Stocks are trading higher this morning, thanks in part to General Motors (GM) and Dupont which reported better than expected earnings.
Here's a very interesting news story. The Bureau of Economic Analysis (BEA) announced higher revisions to prior year's personal savings rates and this was based on more complete data. Wow. In 2004, the personal savings rate was revised to 2.1% from 2%. In 2005, was raised to 0.5% from a negative 0.4% and last year was moved to 0.4% from a negative 1%. So yes, essentially for the past couple of years the BEA has reported many months with a negative savings rate when they were actually positive. Today's report showed the current savings rate at 0.6%. The positive savings rate is good news, but doesn't replace the need for we as mortgage planners to structure debt in such a way that it helps people effectively prepare for retirement and college costs.

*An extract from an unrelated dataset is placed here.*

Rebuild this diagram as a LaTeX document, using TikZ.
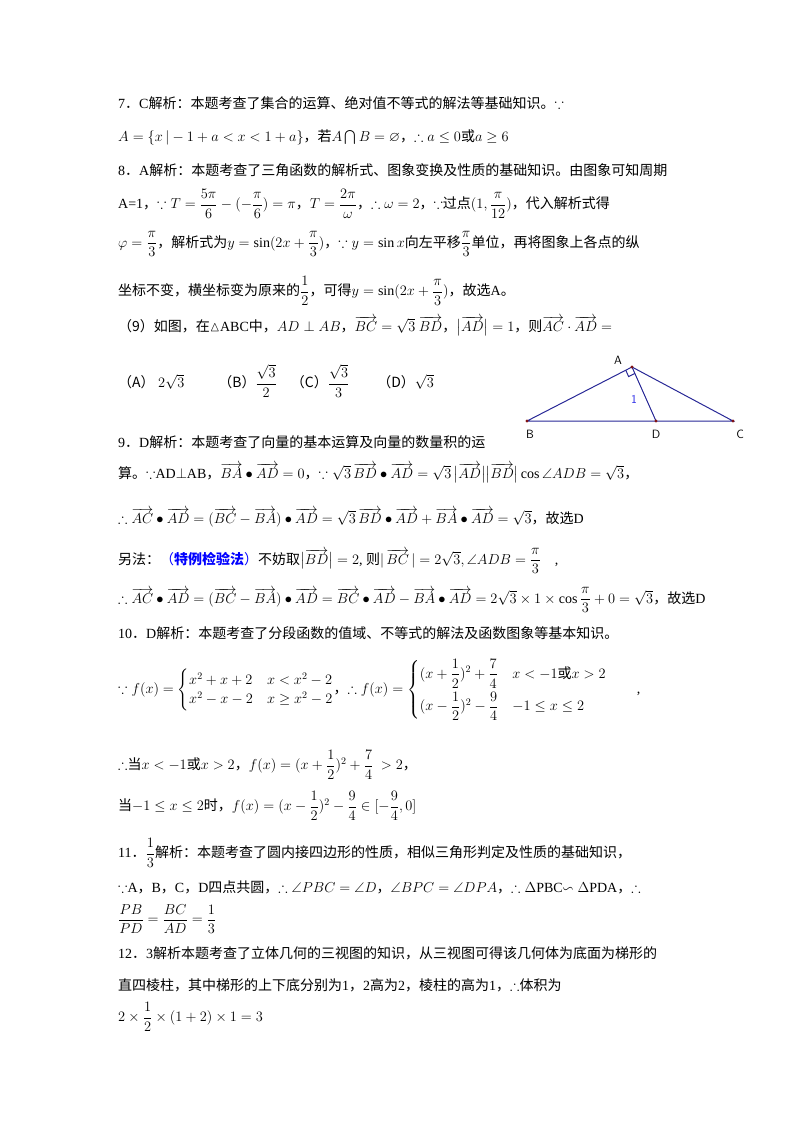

There were quite a few economic reports released this morning, but there was little impact on Bond prices. Personal Income, Personal Spending, and the Employment Cost Index (ECI) were essentially reported in line with expectations. Chicago Purchasing Managers Index (PMI) for July was reported at 53.4, which was lower than expectations of 58.5. The Consumer Confidence Index for July was reported at 112.6, which was far hotter than expectations of 105.0 and the highest reading post 9/11. Construction Spending was reported at -0.3%, which was below expectations of 0.2%.
Mortgage Bonds are trading in a tight 23bp range between a ceiling of resistance at the 50-day Moving Average, presently at $98.96 and a floor of support at the 25 and 40-day MAs at the $98.73 level. We advise cautiously floating as the Bond trades within this range.